One never saw a bio that said, “the author is a former postal worker in Humptulips , Washington,” or “the author is a housewife from Kitchenfloor, Tennessee.”
But Indie writers are everywhere, anyone can write a novel-hell, I did. Now let me state that my old bio did mention I had a degree in English Literature from Western Washington University, wrote film reviews for ten years, and all that jazz. Except no poodle named Butch.
I keep reading from those in the know, seem to be in the know, or claim to be in the know, that in todays world the author bio needs to be more friendly and personal in order to relate to people on social media and social networking and all that poodle doodle.
So without further ado, my new author bio:
Since I was born the following has happened to me; my mother and I saw a UFO; my voice was recorded at the Washington State Performing Arts Center and used for a radio DJ in a play; I was a volunteer legislative aide for one year in the Washington State House of Representatives; I managed theatres; owned a bookstore; wrote film reviews for ten years for a small town newspaper; a brief memoir of mine was published in “Christmas Spirit” by St.

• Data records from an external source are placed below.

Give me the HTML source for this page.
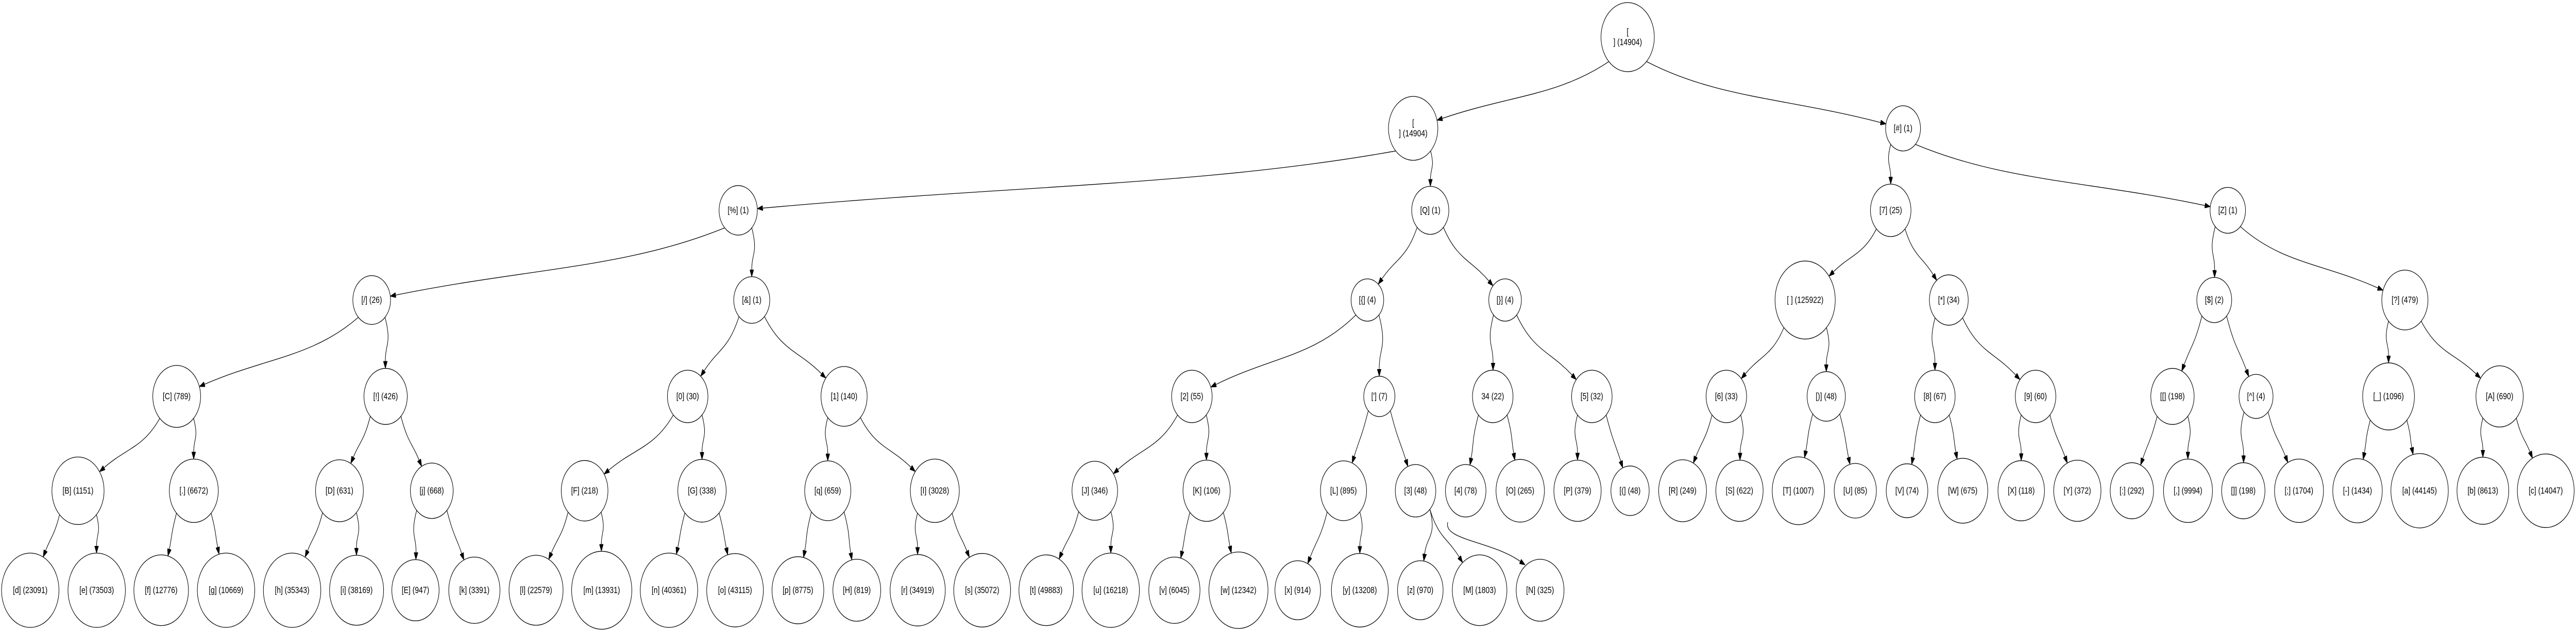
<!DOCTYPE html>
<html><head><meta charset="utf-8">
<style>
html,body{margin:0;padding:0;background:#fff;width:100%;height:100%;overflow:hidden;}
svg{display:block;width:100vw;height:100vh;}
text{font-family:"Liberation Sans",Arial,sans-serif;font-size:18px;fill:#000;}
</style></head>
<body>
<svg id="g" xmlns="http://www.w3.org/2000/svg" viewBox="0 0 6473 1226" preserveAspectRatio="none">
<defs><marker id="ah" markerUnits="userSpaceOnUse" markerWidth="14" markerHeight="10" viewBox="0 -5 14 10" refX="0" refY="0" orient="auto"><path d="M0,-5 L14,0 L0,5 z" fill="#000" stroke="#000" stroke-width="1"/></marker></defs>
<rect width="6473" height="1226" fill="#fff"/>
<g id="edges"></g><g id="nodes"></g>
</svg>
<script>
var L3=582,L4=769,L5=952,L6=1145;
var N=[
["R","[\n] (14904)",4090,72,null,67],
["N1","[\n] (14904)",3551,249,"R",62],
["H","[#] (1)",4782,249,"R"],
["P","[%] (1)",1855,408,"N1"],
["Q","[Q] (1)",3594,408,"N1"],
["S7","[7] (25)",4751,408,"H"],
["Z","[Z] (1)",5598,408,"H"],
["sl","[/] (26)",934,L3,"P"],["am","[&] (1)",1889,L3,"P"],["lb","[{] (4)",3436,L3,"Q"],["rb","[}] (4)",3782,L3,"Q"],
["sp","[ ] (125922)",4536,L3,"S7"],["st","[*] (34)",4897,L3,"S7"],["do","[$] (2)",5564,L3,"Z"],["qm","[?] (479)",6043,L3,"Z"],
["C","[C] (789)",444,L4,"sl"],["ex","[!] (426)",969,L4,"sl"],["z0","[0] (30)",1728,L4,"am"],["z1","[1] (140)",2121,L4,"am"],
["z2","[2] (55)",2995,L4,"lb"],["ap","['] (7)",3466,L4,"lb"],["q34","34 (22)",3751,L4,"rb"],["z5","[5] (32)",4000,L4,"rb"],
["z6","[6] (33)",4338,L4,"sp"],["rp","[)] (48)",4589,L4,"sp"],["z8","[8] (67)",4862,L4,"st"],["z9","[9] (60)",5115,L4,"st"],
["lsb","[[] (198)",5459,L4,"do"],["ca","[^] (4)",5669,L4,"do"],["us","[_] (1096)",6002,L4,"qm"],["A","[A] (690)",6281,L4,"qm"],
["B","[B] (1151)",196,L5,"C"],["dot","[.] (6672)",487,L5,"C"],["D","[D] (631)",853,L5,"ex"],["j","[j] (668)",1085,L5,"ex"],
["F","[F] (218)",1469,L5,"z0"],["G","[G] (338)",1764,L5,"z0"],["q","[q] (659)",2080,L5,"z1"],["I","[I] (3028)",2349,L5,"z1"],
["J","[J] (346)",2751,L5,"z2"],["K","[K] (106)",3032,L5,"z2"],["Lx","[L] (895)",3376,L5,"ap"],["z3","[3] (48)",3557,L5,"ap"],
["z4","[4] (78)",3683,L5,"q34"],["O","[O] (265)",3820,L5,"q34"],["Pp","[P] (379)",3964,L5,"z5"],["lp","[(] (48)",4096,L5,"z5"],
["Rr","[R] (249)",4228,L5,"z6"],["Ss","[S] (622)",4371,L5,"z6"],["T","[T] (1007)",4519,L5,"rp"],["U","[U] (85)",4662,L5,"rp"],
["V","[V] (74)",4792,L5,"z8"],["W","[W] (675)",4932,L5,"z8"],["X","[X] (118)",5079,L5,"z9"],["Y","[Y] (372)",5220,L5,"z9"],
["co","[:] (292)",5357,L5,"lsb"],["cm","[,] (9994)",5498,L5,"lsb"],["rsb","[]] (198)",5637,L5,"ca"],["sc","[;] (1704)",5777,L5,"ca"],
["hy","[-] (1434)",5924,L5,"us"],["a","[a] (44145)",6080,L5,"us"],["b","[b] (8613)",6239,L5,"A"],["c","[c] (14047)",6397,L5,"A"],
["d","[d] (23091)",76,L6,"B"],["e","[e] (73503)",243,L6,"B"],["f","[f] (12776)",405,L6,"dot"],["g","[g] (10669)",568,L6,"dot"],
["h","[h] (35343)",734,L6,"D"],["i","[i] (38169)",896,L6,"D"],["E","[E] (947)",1044,L6,"j"],["k","[k] (3391)",1192,L6,"j"],
["l","[l] (22579)",1347,L6,"F"],["m","[m] (13931)",1512,L6,"F"],["n","[n] (40361)",1681,L6,"G"],["o","[o] (43115)",1847,L6,"G"],
["p","[p] (8775)",2005,L6,"q"],["Hh","[H] (819)",2153,L6,"q"],["r","[r] (34919)",2306,L6,"I"],["s","[s] (35072)",2468,L6,"I"],
["t","[t] (49883)",2629,L6,"J"],["u","[u] (16218)",2791,L6,"J"],["v","[v] (6045)",2951,L6,"K"],["w","[w] (12342)",3112,L6,"K"],
["x","[x] (914)",3261,L6,"Lx"],["y","[y] (13208)",3417,L6,"Lx"],["zz","[z] (970)",3569,L6,"z3"],["M","[M] (1803)",3718,L6,"z3"],
["Nn","[N] (325)",3870,L6,"z4"]
];
var NS="http://www.w3.org/2000/svg";
var ng=document.getElementById("nodes"),eg=document.getElementById("edges");
var map={};
N.forEach(function(n){
  var t=document.createElementNS(NS,"text");
  t.setAttribute("text-anchor","middle");
  var lines=n[1].split("\n");
  if(lines.length==1){t.setAttribute("x",n[2]);t.setAttribute("y",n[3]);t.setAttribute("dominant-baseline","central");t.textContent=n[1];}
  else{lines.forEach(function(s,i){var ts=document.createElementNS(NS,"tspan");ts.setAttribute("x",n[2]);ts.setAttribute("y",n[3]+(i==0?-10:10));ts.setAttribute("dominant-baseline","central");ts.textContent=s;t.appendChild(ts);});}
  var c=document.createElementNS(NS,"circle");
  c.setAttribute("cx",n[2]);c.setAttribute("cy",n[3]);c.setAttribute("fill","none");c.setAttribute("stroke","#000");c.setAttribute("stroke-width","1.3");
  ng.appendChild(c);ng.appendChild(t);
  var r=n[5];
  if(!r){var tw=0;try{tw=t.getComputedTextLength();}catch(e){} if(!tw)tw=n[1].length*8;r=0.707*(tw+15);}
  c.setAttribute("r",r);
  map[n[0]]={x:n[2],y:n[3],r:r};
});
function add(d){var p=document.createElementNS(NS,"path");p.setAttribute("d",d);p.setAttribute("fill","none");p.setAttribute("stroke","#000");p.setAttribute("stroke-width","1.3");p.setAttribute("marker-end","url(#ah)");eg.appendChild(p);}
function f(v){return v.toFixed(1);}
N.forEach(function(n){
  if(!n[4])return;
  var P=map[n[4]],C=map[n[0]];
  if(n[0]=="Nn"){
    var p0x=P.x-45,p0y=P.y+61;
    add("M"+p0x+","+p0y+" C"+(p0x-12)+","+(p0y+35)+" "+(C.x-120)+","+(C.y-95)+" "+(C.x-50)+","+(C.y-56));
    return;
  }
  var dx=C.x-P.x,s=dx<0?-1:1;
  var p0x=P.x+s*0.7071*P.r,p0y=P.y+0.7071*P.r;
  var vx=p0x-C.x,vy=p0y-C.y,vl=Math.sqrt(vx*vx+vy*vy);var ex=vx/vl,ey=vy/vl;
  var bx=C.x+ex*C.r,by=C.y+ey*C.r;
  var endx=bx+ex*14,endy=by+ey*14;
  var dd=Math.sqrt((endx-p0x)*(endx-p0x)+(endy-p0y)*(endy-p0y));var Lc=dd*0.4;
  var c1x=p0x+s*Math.max(0.3*Math.abs(endx-p0x),0.2*(endy-p0y)),c1y=p0y+0.6*(endy-p0y);
  var c2x=endx+ex*Lc,c2y=endy+ey*Lc;
  add("M"+f(p0x)+","+f(p0y)+" C"+f(c1x)+","+f(c1y)+" "+f(c2x)+","+f(c2y)+" "+f(endx)+","+f(endy));
});
</script>
</body></html>
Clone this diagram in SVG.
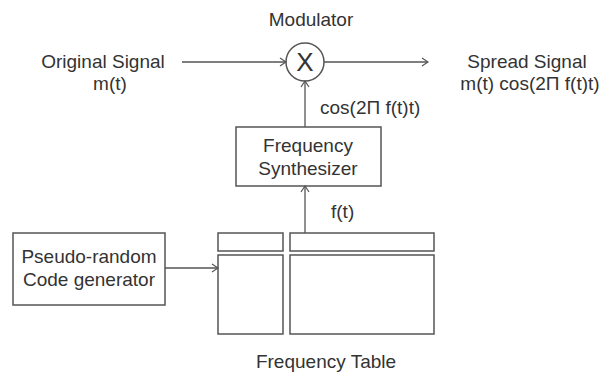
<svg xmlns="http://www.w3.org/2000/svg" width="605" height="373" viewBox="0 0 605 373">
<defs>
<style>
text{font-family:"Liberation Sans",Arial,sans-serif;font-size:19px;fill:#333}
.c{text-anchor:middle}
.box{fill:none;stroke:#555;stroke-width:1.5}
.ln{fill:none;stroke:#555;stroke-width:1.3;marker-end:url(#ah)}
</style>
<marker id="ah" markerWidth="8" markerHeight="10" refX="7" refY="5" orient="auto" markerUnits="userSpaceOnUse">
<path d="M1,1 L7,5 L1,9" fill="none" stroke="#555" stroke-width="1.2"/>
</marker>
</defs>
<rect width="605" height="373" fill="#fff"/>
<g id="modulator">
<text class="c" x="311" y="26">Modulator</text>
<circle cx="305" cy="62" r="19" class="box"/>
<text class="c" x="305" y="71" style="font-size:26px">X</text>
</g>
<g id="original">
<text class="c" x="103" y="68">Original Signal</text>
<text class="c" x="110" y="90">m(t)</text>
</g>
<g id="spread">
<text class="c" x="527" y="68">Spread Signal</text>
<text class="c" x="530" y="90">m(t) cos(2Π f(t)t)</text>
</g>
<g id="synth">
<rect x="236" y="127" width="145" height="59" class="box"/>
<text class="c" x="308" y="152">Frequency</text>
<text class="c" x="308" y="175">Synthesizer</text>
</g>
<g id="pseudo">
<rect x="13" y="233" width="152" height="72" class="box"/>
<text class="c" x="89" y="263">Pseudo-random</text>
<text class="c" x="89" y="286">Code generator</text>
</g>
<g id="table">
<rect x="218" y="233" width="65" height="18" class="box"/>
<rect x="290" y="233" width="144" height="18" class="box"/>
<rect x="218" y="255" width="65" height="79" class="box"/>
<rect x="290" y="255" width="144" height="79" class="box"/>
<text class="c" x="326" y="368">Frequency Table</text>
</g>
<g id="connectors">
<line x1="182" y1="62" x2="286" y2="62" class="ln"/>
<line x1="324" y1="62" x2="428" y2="62" class="ln"/>
<line x1="305" y1="127" x2="305" y2="81" class="ln"/>
<line x1="305" y1="233" x2="305" y2="186" class="ln"/>
<line x1="165" y1="268" x2="218" y2="268" class="ln"/>
<text x="320" y="114">cos(2Π f(t)t)</text>
<text x="331" y="218">f(t)</text>
</g>
</svg>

Martins Press; I visited the homes of John Keats and Charles Dickens when I was in London (they weren’t home); I stayed in the same hotel in London-though I did not know it at the time-where Jimi Hendrix died; I nearly severed a large vein or artery (how do you tell) on the back of my hand with a broken dish I was washing at a woman’s apartment in Goteborg, Sweden; while house sitting at Ocean Shores, Washington, a butcher knife fell out of a cupboard nearly slicing my finger off; I may have met the Manson Family one month before the Tate-La Bianca murders; I was stranded in Esbjerg, Denmark, without money; I am descended from two Danish Squires; in 1969 I saw Juan Marichal pitch for the Giants in San Francisco and the next night saw Tom Seaver pitch for the Mets against the Dodgers in LA and both became Hall of Fame pitchers; I am a Strat-o-matic fanatic; I learned when living on North Cherokee in Hollywood, that across the street on the next block was one of the places where “The Black Dahlia” lived; I owe Rick Barry, NBA Hall of Famer, an apology; I heard Anthony Burgess, author of “Clockwork Orange” tell a lie-and I was reasonably disheartened; I could go on, but I have to stop sometime.
Now you know much about me, and yes, it is all true.